There are a myriad of reasons why baseball is not as complex as a major PvP fight. In baseball, you have roughly equivalent teams playing each other (in terms of make up), but in PvP you can have wildly different squads. It’s not really relevant to look at a baseball game and say “I wonder how Team X would perform without a third baseman…” where it’s perfectly reasonable to examine group PvP performance if a group is short on healers.
Another reason is that baseball is segmented very nicely. It’s easy to cut the action up and examine events step by step. Pitcher makes a pitch, it is hit (or not), it is fielded (or not), etc. We can look at that sequence of events and determine success or failure quite easily — even attribute it to individual performance rather than the team. How to do that in PvP when there’s so much going on and it’s so fluid? Predicting the expected winner of a duel is relatively straight-forward, but in huge scale combat the options presented to players can be staggering. 200 people all deciding who to target, which spells to cast, whether to charge or hold the line… the sheer amount of relevant data being produced over 30 seconds of combat would be overwhelming.
And, I would argue, to really suss out any sort of reasonable predictive formulas, one would need to isolate individual performances as much as possible. The most accurate baseball models look at exactly how many wins a player is generating over a season (versus the hypothetical replacement-level player). Without that information, you can analyze past performance quite nicely, but can’t really say too much about how a team will do in the future.
Posted on 31-Oct-06 at 9:54 pm | Permalink
Sara wrote:
You point out all the good reasons why baseball is easier to analyze than anything else out there. I hear that sports economists are making headway on football and basketball, and I’m really interested in learning about their methodology — too bad I’d have to learn about football and basketball …
One crack idea: baseball win expectancy calculators work by looking for other cases where the home team was up by 3 at the top of the fifth inning or whatever. If I had some kind of metrics on the past performance of similar groups (three of class A and two of class B have a statistically significant chance to kill four of the five members of another group with some other made-up class names). On second thought, that sounds like a nightmare.
Any kind of PvP metrics are pretty pie-in-the-sky, considering that I don’t know that any of the current MMOs are doing anything with PvP data. Nobody knows how one on one works out in game, and you’d have to nail it before moving on to group behavior.

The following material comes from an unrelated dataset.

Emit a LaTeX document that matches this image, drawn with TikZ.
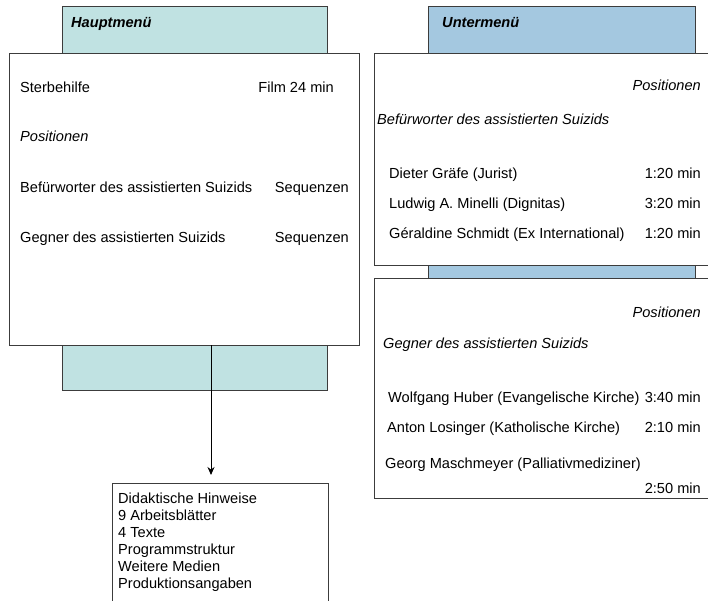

Posted on 31-Oct-06 at 11:15 pm | Permalink
Sara wrote:
After thinking about it for a bit, here’s a way to approach group PvP win expectancy: if you have codified PvP events with win conditions, you can look at the characters that are still standing at the end. Take a relatively small, short, and contained event like SB’s mine fights and look at the level and class breakdowns of surviving characters on each side. SB would be more complicated because it doesn’t have strictly defined sides — there’s no way to programatically know which guild was doing what.
I bet it wouldn’t be too tough with something like WoW battlegrounds.
It’ll be years before I have access to that kind of data again, but it’s fun to think about in the meantime.
Posted on 31-Oct-06 at 11:32 pm | Permalink
Chadwick wrote:
Trying to predict winners in SB would be like trying to predict the outcome of a baseball game if the only rules were that there was a bat, a ball, and an unspecified number of players.
And I’ve played around with basketball stats a lot. Part of the problem I kept running into there is that people simply didn’t keep statistics for some of the data I was interested in. It’s just such a mess compared to baseball. Still a lot cleaner than the real world, though.